The second and superficially more solid process of preparation is much better known. It was the education of the native Egyptian army. It is not necessary to swallow all the natural jingoism of English journalism in order to see something truly historic about the English officer’s work with the Fellaheen, or native race of Egypt. For centuries they had lain as level as the slime of the Nile, and all the conquerors in the chronicles of men had passed over them like a pavement. Though professing the challenging creed of the Moslems, they seem to have reached something like the pessimist patience of the Hindoos. To have turned this slime once more into a human river, to have lifted this pavement once more into a human rampart or barricade, is not a small thing, nor a thing that could possibly be done even by mere power, still less by mere money–and this Kitchener and his English companions certainly did. There must have been something much more than a mere cynical severity in “organisation” in the man who did it. There must be something more than a mere commercial common-sense in the nation in whose name it was done. It is easy enough, with sufficient dulness and greed of detail, to “organise” anything or anybody. It is easy enough to make people obey a bugle (or a factory hooter) as the Prussian soldiers obey a bugle. But it is no such trumpet that makes possible the resurrection of the dead.
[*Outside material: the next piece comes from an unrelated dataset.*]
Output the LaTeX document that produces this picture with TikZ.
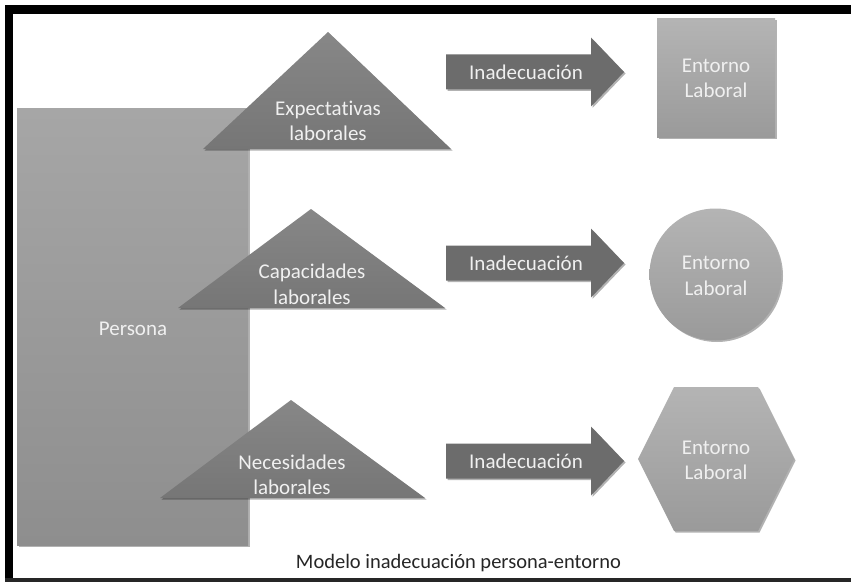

The success of this second of the three converging designs of Kitchener, the making of a new Egyptian army, was soon seen in the expedition against Dongola. It had been foreshadowed in a successful defence of Suakin, in which Kitchener was wounded; a defence against Osman Digna, perhaps the first of the Mahdist generals whose own strongholds were eventually stormed at Gemaizeh; and in the victory at Toski, where fell the great warrior Wad el Njume, whose strategy had struck down both Hicks and Gordon. But the turn of the tide was Dongola. In 1892 General, now Lord Grenfell, who had been Sirdar, or Commander-in-Chief of the Egyptian Army, and ordered the advance at Toski, retired and left his post vacant. The great public servant known latterly as Lord Cromer had long had his eye on Kitchener and the part he had played, even as a young lieutenant, in the new military formation of the Fellaheen. He was now put at the head of the whole new army; and the first work that fell to him was leading the new expedition. In three days after the order was received the force started at nightfall and marched southward into the night. The detail is something more than picturesque; for on all accounts of that formidable attack on the Mahdi’s power a quality of darkness rests like a kind of cloud. It was, for one thing, a surprise attack and a very secret one, so that the cloud was as practical as a cloak; but it was also the re-entrance of a territory which an instinct has led the English to call the Dark Continent even under its blazing noon. There vast distances alone made a veil like that of darkness, and there the lives of Gordon and Hicks and hundreds more had been swallowed up in an ancient silence. Perhaps we cannot guess to-day, after the colder completion of Kitchener’s work, what it meant for those who went on that nocturnal march; who crept up in two lines, one along the river and the other along an abandoned railway track, moving through the black night; and in the black night encamped, and waited for the rising of the moon. Anyhow, the tale told of it strikes this note, especially in one touch of what can only be called a terrible triviality. I mean the reference to the new noise heard just before day-break, revealing the nearness of the enemy: the dreadful drum of Islam, calling for prayer to an awful God–a God not to be worshipped by the changing and sometimes cheerful notes of harp or organ, but only by the drum that maddens by mere repetition.